特に後半の3か月は、卵胞が急激に成長をして、血液から栄養や女性ホルモン受取り、更に卵胞は成熟をします。
成熟した卵胞は、卵を排卵し、黄体へと変化します。今回は排卵された卵のお話です。
【排卵後の卵の行方】
排卵された卵は、急激に劣化します。精子は、子宮の中で1週間生き延びることがありますが、卵は排卵された後、急激に劣化します。排卵後、わずか1日の間に受精や着床する能力を失います。
そのため、排卵後にタイミングを取ったのでは、卵の劣化が早すぎて妊娠する確率が非常に低くなります。
理想的なタイミングは、卵が排卵されてくるのを、複数の精子が待ち構えていることが重要なのです。

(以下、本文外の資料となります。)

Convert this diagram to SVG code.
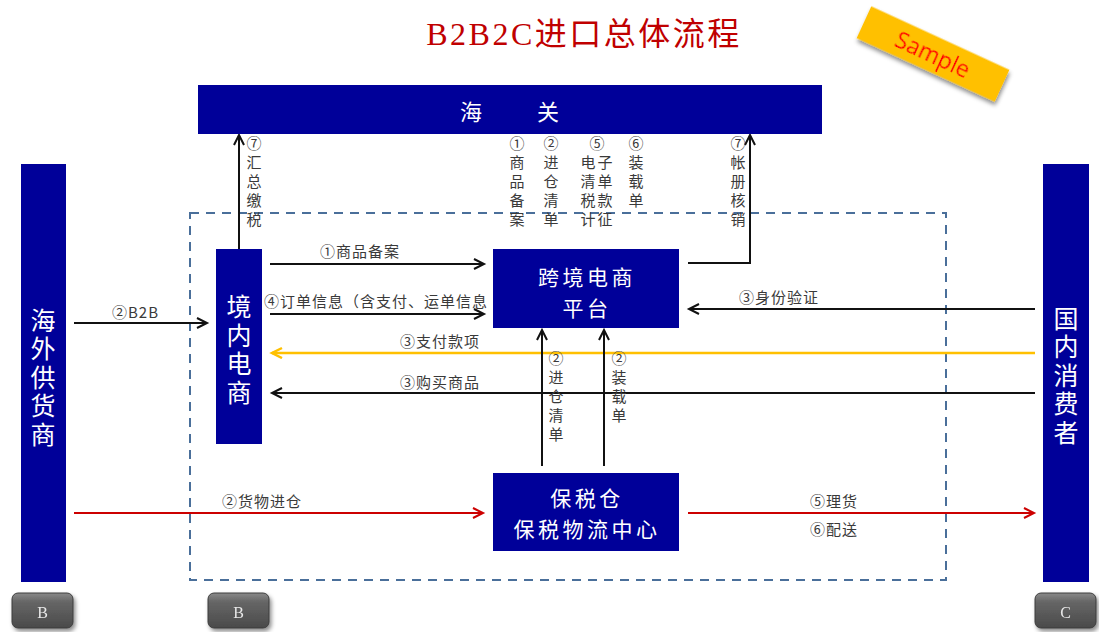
<svg xmlns="http://www.w3.org/2000/svg" width="1099" height="632" viewBox="0 0 1099 632">
<defs>
<style>
.node{fill:#000099}
.nt{fill:#ffffff;font-family:"Noto Sans CJK SC","Liberation Sans",sans-serif;text-anchor:middle;dominant-baseline:central}
.vt{fill:#ffffff;font-family:"Noto Sans CJK SC","Liberation Sans",sans-serif;font-size:25px;writing-mode:vertical-rl;text-anchor:middle;letter-spacing:3.5px}
.lbl{fill:#3a3a3a;font-family:"Noto Sans CJK SC","Liberation Sans",sans-serif;font-size:15px;letter-spacing:1px;dominant-baseline:central}
.vl{fill:#3a3a3a;font-family:"Noto Sans CJK SC","Liberation Sans",sans-serif;font-size:15px;writing-mode:vertical-rl;letter-spacing:4px}
.blk{stroke:#111;stroke-width:2;fill:none}
.red{stroke:#CC0000;stroke-width:2;fill:none}
.yel{stroke:#FFC000;stroke-width:2.5;fill:none}
.btn{fill:url(#btnG);stroke:#3d3d3d;stroke-width:1}
.bt{fill:#e8e8e8;font-family:"Liberation Serif",serif;font-size:16px;text-anchor:middle;dominant-baseline:central}
</style>
<marker id="aB" markerUnits="userSpaceOnUse" markerWidth="14" markerHeight="14" refX="11" refY="6" orient="auto"><path d="M1,1 L11,6 L1,11" fill="none" stroke="#111" stroke-width="2"/></marker>
<marker id="aR" markerUnits="userSpaceOnUse" markerWidth="14" markerHeight="14" refX="11" refY="6" orient="auto"><path d="M1,1 L11,6 L1,11" fill="none" stroke="#CC0000" stroke-width="2"/></marker>
<marker id="aY" markerUnits="userSpaceOnUse" markerWidth="14" markerHeight="14" refX="11" refY="6" orient="auto"><path d="M1,1 L11,6 L1,11" fill="none" stroke="#FFC000" stroke-width="2.5"/></marker>
<linearGradient id="btnG" x1="0" y1="0" x2="0" y2="1"><stop offset="0" stop-color="#8a8a8a"/><stop offset="0.25" stop-color="#666"/><stop offset="1" stop-color="#4a4a4a"/></linearGradient>
<filter id="sh" x="-20%" y="-30%" width="150%" height="180%"><feDropShadow dx="2" dy="3" stdDeviation="2" flood-color="#000" flood-opacity="0.45"/></filter>
</defs>
<rect width="1099" height="632" fill="#ffffff"/>

<text x="584" y="34" fill="#C00000" font-family="Liberation Serif,'Noto Sans CJK SC',serif" font-size="32" letter-spacing="2.5" text-anchor="middle" dominant-baseline="central">B2B2C进口总体流程</text>

<g id="sample" transform="translate(933,54) rotate(24.7)" filter="url(#sh)">
<rect x="-76" y="-17.5" width="152" height="35" fill="#FFC000"/>
<text x="0" y="0" fill="#FF0000" font-family="'Open Sans','Liberation Sans',sans-serif" font-size="23" text-anchor="middle" dominant-baseline="central">Sample</text>
</g>

<rect id="boundary" x="190" y="213" width="756" height="367" fill="none" stroke="#4A6F9A" stroke-width="2" stroke-dasharray="9,7"/>

<g id="connectors">
<line class="blk" x1="239" y1="249" x2="239" y2="135" marker-end="url(#aB)"/>
<polyline class="blk" points="688,263 750,263 750,135" marker-end="url(#aB)"/>
<line class="blk" x1="270" y1="264" x2="484" y2="264" marker-end="url(#aB)"/>
<line class="blk" x1="270" y1="314" x2="484" y2="314" marker-end="url(#aB)"/>
<line class="blk" x1="1035" y1="309" x2="689" y2="309" marker-end="url(#aB)"/>
<line class="yel" x1="1035" y1="353" x2="272" y2="353" marker-end="url(#aY)"/>
<line class="blk" x1="1035" y1="393" x2="272" y2="393" marker-end="url(#aB)"/>
<line class="blk" x1="542" y1="466" x2="542" y2="330" marker-end="url(#aB)"/>
<line class="blk" x1="604" y1="466" x2="604" y2="330" marker-end="url(#aB)"/>
<line class="blk" x1="74" y1="323" x2="207" y2="323" marker-end="url(#aB)"/>
<line class="red" x1="74" y1="513" x2="483" y2="513" marker-end="url(#aR)"/>
<line class="red" x1="688" y1="513" x2="1034" y2="513" marker-end="url(#aR)"/>

<text class="lbl" x="320" y="250">①商品备案</text>
<text class="lbl" x="264" y="300" letter-spacing="1.2">④订单信息（含支付、运单信息</text>
<text class="lbl" x="739" y="296">③身份验证</text>
<text class="lbl" x="400" y="340">③支付款项</text>
<text class="lbl" x="400" y="381">③购买商品</text>
<text class="lbl" x="112" y="311" font-family="'Liberation Serif','Noto Sans CJK SC',serif">②B2B</text>
<text class="lbl" x="222" y="500">②货物进仓</text>
<text class="lbl" x="810" y="500">⑤理货</text>
<text class="lbl" x="810" y="528">⑥配送</text>

<text class="vl" x="254" y="136">⑦汇总缴税</text>
<text class="vl" x="517" y="136">①商品备案</text>
<text class="vl" x="551" y="136">②进仓清单</text>
<text class="vl" x="597" y="136">⑤</text>
<text class="vl" x="588" y="155">电清税计</text>
<text class="vl" x="605" y="155">子单款征</text>
<text class="vl" x="636" y="136">⑥装载单</text>
<text class="vl" x="738" y="136">⑦帐册核销</text>
<text class="vl" x="556" y="351">②进仓清单</text>
<text class="vl" x="619" y="351">②装载单</text>
</g>

<g id="customs">
<rect class="node" x="198" y="85" width="624" height="49"/>
<text class="nt" x="471" y="110" font-size="22">海</text>
<text class="nt" x="548" y="110" font-size="22">关</text>
</g>

<g id="supplier">
<rect class="node" x="21" y="164" width="45" height="418"/>
<text class="vt" x="43" y="379">海外供货商</text>
</g>

<g id="domestic-ecom">
<rect class="node" x="216" y="249" width="46" height="195"/>
<text class="vt" x="239" y="351">境内电商</text>
</g>

<g id="platform">
<rect class="node" x="493" y="249" width="186" height="79"/>
<text class="nt" font-size="21" letter-spacing="3.5"><tspan x="587" y="276">跨境电商</tspan><tspan x="587" y="307">平台</tspan></text>
</g>

<g id="bonded">
<rect class="node" x="493" y="473" width="186" height="78"/>
<text class="nt" font-size="21" letter-spacing="3.5"><tspan x="587" y="496.5">保税仓</tspan><tspan x="587" y="527.5">保税物流中心</tspan></text>
</g>

<g id="consumer">
<rect class="node" x="1043" y="164" width="46" height="418"/>
<text class="vt" x="1066" y="377">国内消费者</text>
</g>

<g id="btn-b1" filter="url(#sh)"><rect class="btn" x="12" y="593" width="61" height="35" rx="6"/><text class="bt" x="42.5" y="612">B</text></g>
<g id="btn-b2" filter="url(#sh)"><rect class="btn" x="208" y="593" width="61" height="35" rx="6"/><text class="bt" x="238.5" y="612">B</text></g>
<g id="btn-c" filter="url(#sh)"><rect class="btn" x="1035" y="593" width="61" height="35" rx="6"/><text class="bt" x="1065.5" y="612">C</text></g>
</svg>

そのためタイミングは排卵よりもずっと前に取るべきです。排卵の2日前が最も妊娠率が高く、排卵の1日後であれば妊娠率は0%になります。一方、排卵前は妊娠率が高く、5日前程度なら妊娠が可能です。
様々な方法で排卵日を予想することができれば、排卵日前にタイミングを取ることが必要です。
これは着床とも関連しますので、たとえ受精卵となったとしても、時間的に着床の扉が開いていないと、妊娠をしても流産となります。

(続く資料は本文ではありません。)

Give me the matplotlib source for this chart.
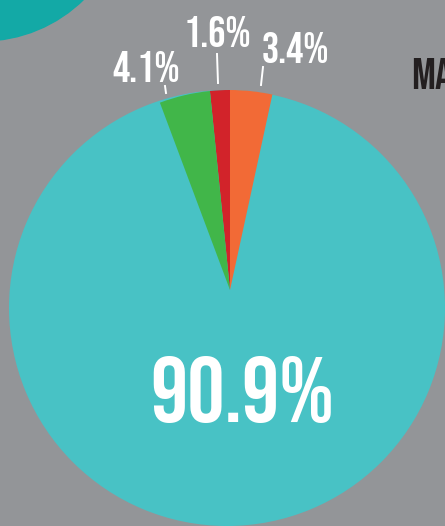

卵の劣化、着床の窓と、妊娠は時間との闘いでもあると言えます。
【受精卵となってから先のお話】
あなたの卵が、無事にパートナーの精子と出会えたら、受精卵となり卵管を移動して子宮に達します。
卵管の中では、繊毛に運ばれて移動するため、この繊毛運動が働かないと、卵管内で着床してしまい、子宮外妊娠となります。
無事に子宮内に移動できれば、子宮内膜の周囲を漂いながら、着地点に到達します。子宮内膜の着床時期(着床の窓)と適合すれば、無事に着床となり妊娠が成立します。

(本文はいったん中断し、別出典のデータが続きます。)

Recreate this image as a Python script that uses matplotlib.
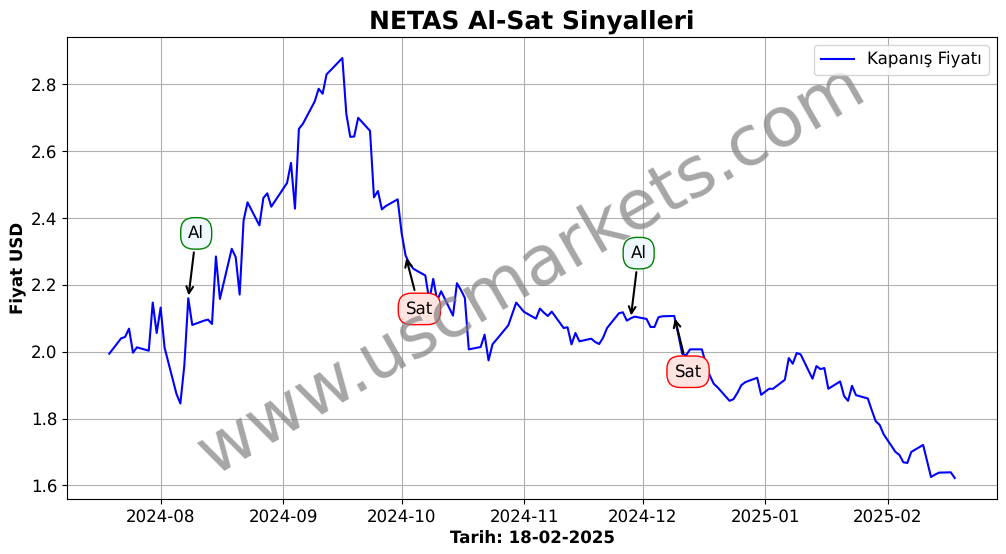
import matplotlib
matplotlib.use("Agg")
import matplotlib.pyplot as plt
import matplotlib.dates as mdates
import pandas as pd

plt.rcParams["text.hinting"] = "no_hinting"

DATES = """2024-07-19 2024-07-22 2024-07-23 2024-07-24 2024-07-25 2024-07-26 2024-07-29 2024-07-30 2024-07-31
2024-08-01 2024-08-02 2024-08-05 2024-08-06 2024-08-07 2024-08-08 2024-08-09 2024-08-12 2024-08-13 2024-08-14 2024-08-15 2024-08-16
2024-08-19 2024-08-20 2024-08-21 2024-08-22 2024-08-23 2024-08-26 2024-08-27 2024-08-28 2024-08-29
2024-09-02 2024-09-03 2024-09-04 2024-09-05 2024-09-06 2024-09-09 2024-09-10 2024-09-11 2024-09-12 2024-09-13
2024-09-16 2024-09-17 2024-09-18 2024-09-19 2024-09-20 2024-09-23 2024-09-24 2024-09-25 2024-09-26 2024-09-27 2024-09-30
2024-10-01 2024-10-02 2024-10-03 2024-10-04 2024-10-07 2024-10-08 2024-10-09 2024-10-10 2024-10-11 2024-10-14 2024-10-15 2024-10-16 2024-10-17 2024-10-18
2024-10-21 2024-10-22 2024-10-23 2024-10-24 2024-10-25 2024-10-28 2024-10-30 2024-10-31
2024-11-01 2024-11-04 2024-11-05 2024-11-06 2024-11-07 2024-11-08 2024-11-11 2024-11-12 2024-11-13 2024-11-14 2024-11-15
2024-11-18 2024-11-19 2024-11-20 2024-11-21 2024-11-22 2024-11-25 2024-11-26 2024-11-27 2024-11-28 2024-11-29
2024-12-02 2024-12-03 2024-12-04 2024-12-05 2024-12-06 2024-12-09 2024-12-10 2024-12-11 2024-12-12 2024-12-13
2024-12-16 2024-12-17 2024-12-18 2024-12-19 2024-12-20 2024-12-23 2024-12-24 2024-12-25 2024-12-26 2024-12-27 2024-12-30 2024-12-31
2025-01-02 2025-01-03 2025-01-06 2025-01-07 2025-01-08 2025-01-09 2025-01-10 2025-01-13 2025-01-14 2025-01-15 2025-01-16 2025-01-17
2025-01-20 2025-01-21 2025-01-22 2025-01-23 2025-01-24 2025-01-27 2025-01-28 2025-01-29 2025-01-30 2025-01-31
2025-02-03 2025-02-04 2025-02-05 2025-02-06 2025-02-07 2025-02-10 2025-02-11 2025-02-12 2025-02-13 2025-02-14 2025-02-17 2025-02-18""".split()

PRICES = [1.994, 2.040, 2.044, 2.069, 1.997, 2.013, 2.003, 2.147, 2.056,
          2.132, 2.012, 1.874, 1.845, 1.959, 2.160, 2.080, 2.093, 2.096, 2.083, 2.285, 2.158,
          2.308, 2.283, 2.171, 2.393, 2.447, 2.378, 2.460, 2.474, 2.434,
          2.505, 2.565, 2.428, 2.667, 2.682, 2.749, 2.787, 2.772, 2.830, 2.842,
          2.879, 2.712, 2.643, 2.644, 2.700, 2.661, 2.462, 2.481, 2.426, 2.436, 2.456,
          2.355, 2.288, 2.263, 2.248, 2.228, 2.153, 2.218, 2.153, 2.181, 2.108, 2.205, 2.185, 2.161, 2.007,
          2.014, 2.051, 1.974, 2.022, 2.036, 2.079, 2.147, 2.133,
          2.119, 2.099, 2.129, 2.117, 2.107, 2.120, 2.071, 2.073, 2.022, 2.056, 2.031,
          2.039, 2.029, 2.023, 2.042, 2.071, 2.115, 2.118, 2.093, 2.100, 2.105,
          2.098, 2.074, 2.074, 2.103, 2.106, 2.107, 2.054, 1.994, 1.989, 2.007,
          2.007, 1.964, 1.929, 1.904, 1.893, 1.853, 1.858, 1.877, 1.900, 1.909, 1.922, 1.871,
          1.889, 1.889, 1.916, 1.981, 1.964, 1.996, 1.992, 1.919, 1.957, 1.948, 1.951, 1.889,
          1.911, 1.867, 1.853, 1.898, 1.870, 1.860, 1.825, 1.792, 1.781, 1.753,
          1.700, 1.691, 1.669, 1.667, 1.700, 1.721, 1.673, 1.625, 1.632, 1.638, 1.639, 1.622]

SIGNAL_LABELS = ["Al", "Sat", "Al", "Sat"]
SIGNAL_DATES = ["2024-08-08", "2024-10-02", "2024-11-28", "2024-12-09"]
SIGNAL_PRICES = [2.160, 2.288, 2.100, 2.107]
SIGNAL_TEXT_DATES = ["2024-08-10", "2024-10-05 12:00", "2024-11-30", "2024-12-12 12:00"]
SIGNAL_TEXT_PRICES = [2.354, 2.128, 2.295, 1.940]

dates = pd.to_datetime(DATES)

fig = plt.figure(figsize=(10.06, 5.54), dpi=100)
ax = fig.add_axes([67 / 1006, 1 - 499 / 554, 930 / 1006, 462 / 554])

ax.plot(dates, PRICES, color="blue", lw=1.5, label="Kapanış Fiyatı")

for lab, d, p, td, tp in zip(SIGNAL_LABELS, SIGNAL_DATES, SIGNAL_PRICES,
                             SIGNAL_TEXT_DATES, SIGNAL_TEXT_PRICES):
    buy = lab == "Al"
    ax.annotate(lab, xy=(pd.Timestamp(d), p), xytext=(pd.Timestamp(td), tp),
                fontsize=12, ha="center", va="center",
                arrowprops=dict(arrowstyle="->", color="black", lw=1.5),
                bbox=dict(boxstyle="round,pad=0.45,rounding_size=0.8",
                          fc="aliceblue" if buy else "mistyrose",
                          ec="green" if buy else "red", lw=1))

ax.text(0.499, 0.495, "www.uscmarkets.com", transform=ax.transAxes, fontsize=50,
        color="gray", alpha=0.7, rotation=30, ha="center", va="center")

ax.set_title("NETAS Al-Sat Sinyalleri", fontsize=18, fontweight="bold", pad=6)
ax.set_xlabel("Tarih: 18-02-2025", fontsize=12, fontweight="bold", labelpad=4)
ax.set_ylabel("Fiyat USD", fontsize=12, fontweight="bold", labelpad=3)
ax.xaxis.set_major_locator(mdates.MonthLocator())
ax.xaxis.set_major_formatter(mdates.DateFormatter("%Y-%m"))
ax.tick_params(labelsize=12)
ax.grid(True)
ax.legend(loc="upper right", fontsize=12)

fig.savefig("out.png", dpi=100)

着床後は、子宮内膜の構造が徐々に変化をしていきます。子宮から内膜へ延びていたラセン動脈が、徐々に形を変えていきます。
ラセン動脈はその字の通り、らせん状にねじれた動脈ですが、徐々に緩やかなカーブに変化して、胎盤から伸びてくる動脈と血液の交換がしやすいようになります。
受精卵は、妊娠から数週間、母体と血液を交流させていません。つまり卵自身の栄養で、数週間は生き延びているのです。
そのため、妊娠前の卵への栄養供給は大事なわけです。卵の成長の過程で、十分な栄養が供給されていなければ、卵は細胞分裂して分化する材料がないため、成長が止まってしまいます。当院で栄養指導を行うのは、そのためです。
最近の研究では、7~13週程度で血液が母体から胎児に届くようになることが、モニターして分かったそうです。
妊娠7週は、心拍が確認されて、少し安定したころです。この時までに成長を害することがあれば、初期流産となります。
1.卵の成長過程での栄養不良
2.ラセン動脈の形態変化
3.その他胎盤の成長や胎盤付近での血栓症など
こうしたことがないように、妊娠前からのからだ作りが必要なのです。
【妊娠初期の鍼灸治療】
妊娠初期は、鍼灸学校などでは鍼灸治療を禁忌としているところもあります。
これは鍼灸をして流産をするということではなく、たまたま発生した妊娠初期の流産と、鍼灸の関連性を疑われる予防策としてだと思われます。
本来の鍼灸治療は、妊娠初期に起こる様々なトラブル解決をする効果があるため、もっと妊娠初期にも選ばれるべき治療法だと思います。
先程書いたらせん動脈では、特に曲がりくねった構造から、血栓が発生しやすい部位です。
胎盤形成の初期に、らせん動脈が上手く形成されなかったり、PCOSや内膜症の方のように血液凝固異常が出やすい方の場合には、得に血栓から流産に繋がりやすいようです。
http://s-igaku.umin.jp/DATA/63_04/63_04_03.pdf
(子宮腺筋症と血液凝固異常に関する論文)
鍼灸治療は、血液凝固異常に対する効果もあり、初期流産を予防する効果もあります。
個人的には、ぜひ鍼灸を安定期まで受けて頂きたいと思います。